Так что черт бы с ним, внезапно решил синьор Винсенте. Хоть какой-то всплеск адреналина в этой дыре. Сколько можно жить червяком? Да и крепок он пока, справится, если что. С ней-то точно, ну, а если приведет еще кого-то, то и с ним наверняка. А ведь может и такое быть, что ему предстоит ночь с горячей арабкой, а он себя просто накручивает? На этом континенте все помешаны на этом дурацком пинании мячика ногами, даже женщины. Все может быть. Может и скучающая богатая ливанка поддалась общему поветрию? Кто знает. Он посмотрел на себя в зеркало. 40 лет, конечно, не 20, но он еще вполне себе привлекательный мужчина. Надоело бояться! Приключение!
Винсенте быстро принял душ, побрился, смочил щеки одеколоном, кинул в рот мятную лепешку, на всякий случай положил в кошелек презерватив. Потом передумал и сунул пакетик с контрацептивом во внутренний карман пиджака — вдруг придется расплачиваться, и она в кошельке увидит вот это вот?
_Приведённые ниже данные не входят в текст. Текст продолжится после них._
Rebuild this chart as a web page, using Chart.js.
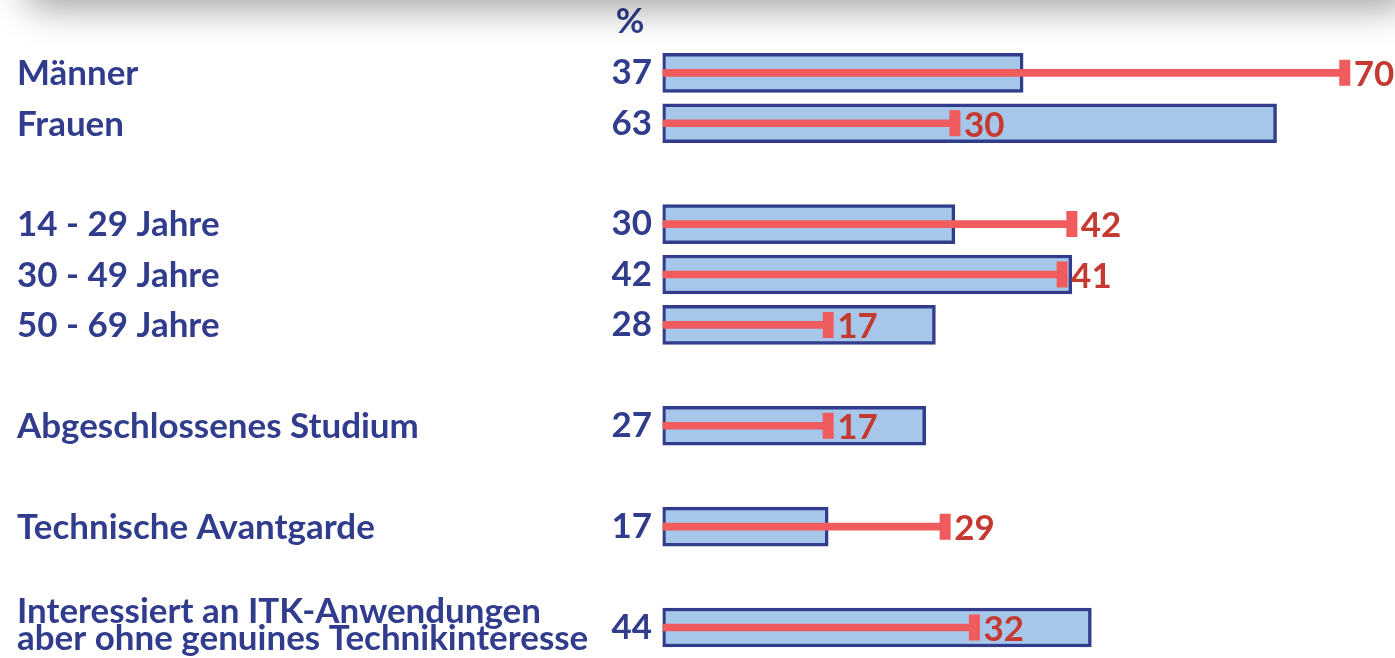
<!DOCTYPE html>
<html>
<head>
<meta charset="utf-8">
<script src="https://cdn.jsdelivr.net/npm/chart.js@4.4.1/dist/chart.umd.min.js"></script>
<style>
  html, body { margin: 0; padding: 0; background: #fff; overflow: hidden; }
  #wrap { position: relative; width: 1395px; height: 658px; overflow: hidden; }
  #shade {
    position: absolute; top: -30px; left: 30px; right: -10px; height: 30px;
    border-radius: 30px;
    box-shadow: 0 0 38px 6px rgba(0,0,0,0.42);
  }
  canvas { position: absolute; left: 0; top: 0; }
</style>
</head>
<body>
<div id="wrap">
  <canvas id="chart" width="1395" height="658"></canvas>
  <div id="shade"></div>
</div>
<script>
// categories (empty strings are the spacer rows)
const categories = [
  ['Männer'], ['Frauen'], [''],
  ['14 - 29 Jahre'], ['30 - 49 Jahre'], ['50 - 69 Jahre'], [''],
  ['Abgeschlossenes Studium'], [''],
  ['Technische Avantgarde'], [''],
  ['Interessiert an ITK-Anwendungen', 'aber ohne genuines Technikinteresse']
]
const barValues = [37, 63, null, 30, 42, 28, null, 27, null, 17, null, 44]
const lineValues = [70, 30, null, 42, 41, 17, null, 17, null, 29, null, 32]
const unitLabel = '%'

const blue = '#313d8c'
const fill = '#a7c7ea'
const red = '#f05b5e'
const redText = '#c53a30'
const font = 'Lato, sans-serif'

// pick a font size so the longest one-line label has the width of the original
const probe = document.createElement('canvas').getContext('2d')
probe.font = 'bold 30px ' + font
const fs = 30 * 402 / probe.measureText('Abgeschlossenes Studium').width

const labelsPlugin = {
  id: 'labels',
  afterDatasetsDraw(chart) {
    const ctx = chart.ctx
    const x = chart.scales.x
    const y = chart.scales.y
    ctx.save()
    ctx.textBaseline = 'middle'
    ctx.font = 'bold ' + fs + 'px ' + font
    categories.forEach((lines, i) => {
      const py = y.getPixelForValue(i)
      ctx.fillStyle = blue
      ctx.textAlign = 'left'
      if (lines.length === 1) {
        ctx.fillText(lines[0], 17, py + 1)
      } else {
        ctx.fillText(lines[0], 17, py - 16)
        ctx.fillText(lines[1], 17, py + 11)
      }
      if (barValues[i] != null) {
        ctx.textAlign = 'right'
        ctx.fillText(String(barValues[i]), 652, py)
      }
      if (lineValues[i] != null) {
        ctx.fillStyle = redText
        ctx.textAlign = 'left'
        ctx.fillText(String(lineValues[i]), x.getPixelForValue(lineValues[i]) + 9, py + 2)
      }
    })
    ctx.fillStyle = blue
    ctx.textAlign = 'center'
    ctx.fillText(unitLabel, 630, 22)
    ctx.restore()
  }
}

new Chart(document.getElementById('chart'), {
  type: 'bar',
  data: {
    labels: categories.map(c => c.join(' ')),
    datasets: [
      {
        type: 'bar',
        data: barValues,
        backgroundColor: fill,
        borderColor: blue,
        borderWidth: 3.5,
        borderSkipped: false,
        barThickness: 39,
        grouped: false,
        order: 3
      },
      {
        type: 'bar',
        data: lineValues,
        backgroundColor: red,
        borderWidth: 0,
        barThickness: 7,
        grouped: false,
        order: 2
      },
      {
        type: 'line',
        data: lineValues,
        showLine: false,
        pointStyle: 'line',
        rotation: 90,
        pointRadius: 13,
        pointBorderWidth: 11,
        pointBorderColor: red,
        pointBackgroundColor: red,
        order: 1
      }
    ]
  },
  options: {
    indexAxis: 'y',
    responsive: false,
    animation: false,
    layout: { autoPadding: false, padding: { left: 662.5, right: 1.5, top: 47.6, bottom: 5.3 } },
    scales: {
      x: { display: false, min: 0, max: 75 },
      y: { display: false }
    },
    plugins: { legend: { display: false }, tooltip: { enabled: false } }
  },
  plugins: [labelsPlugin]
})
</script>
</body>
</html>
Чтобы унять возбуждение, прошелся до отеля пешком, но все равно приперся слишком рано. 19:30? Лейлы не было. Появилась она без десяти восемь, вылетев из лифта с мокрыми после душа волосами, одетая в легкие брючки и тонкую блузку. На ногах — туфли на низком каблуке. Короче — ни дать, ни взять, истинная латиноамериканская болельщица! Кинулась к нему, размахивая сумочкой:
— Гильермо! Я опоздала! Мы опаздываем!
На бегу бросила портье:
— Закажите нам такси, пор фавор!
Такси, естественно, по здешней привычке приехало не через три минуты, как клятвенно обещал диспетчер, а через четверть часа. Девушка вся извелась, все время смотрела на часы, требовала от портье поторопить машину, хватала синьора Винсенте за рукав, в общем, была в необычайном возбуждении. «Это же надо так любить футбол!» — удивлялся Гильермо, любуясь Лейлой. А когда она прижалась к нему во время очередной нервной беготни, обнаружилось, что она без лифчика. И как к этому надо было относиться? Это на что-то намекало или у них там в Бейруте так принято?
За рулем такси сидел какой-то мрачный тип, жевал резинку, на которой весь мир посходил с ума, понабрались у американцев! В последний момент, открыв дверь заднего сиденья, Гильермо вдруг резко передумал, собрался пожелать ей удачи, закрыть дверь и отправиться от греха восвояси, но она подвинулась, освобождая ему место, задорно похлопала по сиденью рядом с собой. И он сел.
Они крутились по узким улочкам Сан-Фернандо-дель-Валье-де-Катамарка, когда она положила ему руку на шею, потеребила волосы на затылке. Гильермо повернулся к ней, заглянул в эти огромные глаза — «еврейские!» — мелькнуло у него в голове, и внезапно узнал ее. «Не может быть! Просто не может быть!» — подумал он, и в этот момент что-то больно кольнуло его в шею, вонзилось, он почувствовал, как что-то холодное потекло внутрь его тела, и это было последнее, что он почувствовал.
Когда он очнулся, долго не мог вспомнить, что же с ним произошло, почему так сухо во рту и так больно глазам. Попытался двинуться, обнаружил, что не может. Приоткрыл глаза, в которых пульсировала боль, нудная такая, волнами. Напротив него сидел таксист, тот самый, хмурый. И хоть соображал он пока туго, но понял, что все-таки попался. Все же попался. И так глупо попался. Так банально. И еще очень больно было рукам, страшно тянуло.
— Очухался, Сашко? — спросил «таксист» по-русски. Кулик вздрогнул.
— Ты кто? — спросил он глухо. Сухой язык еле ворочался.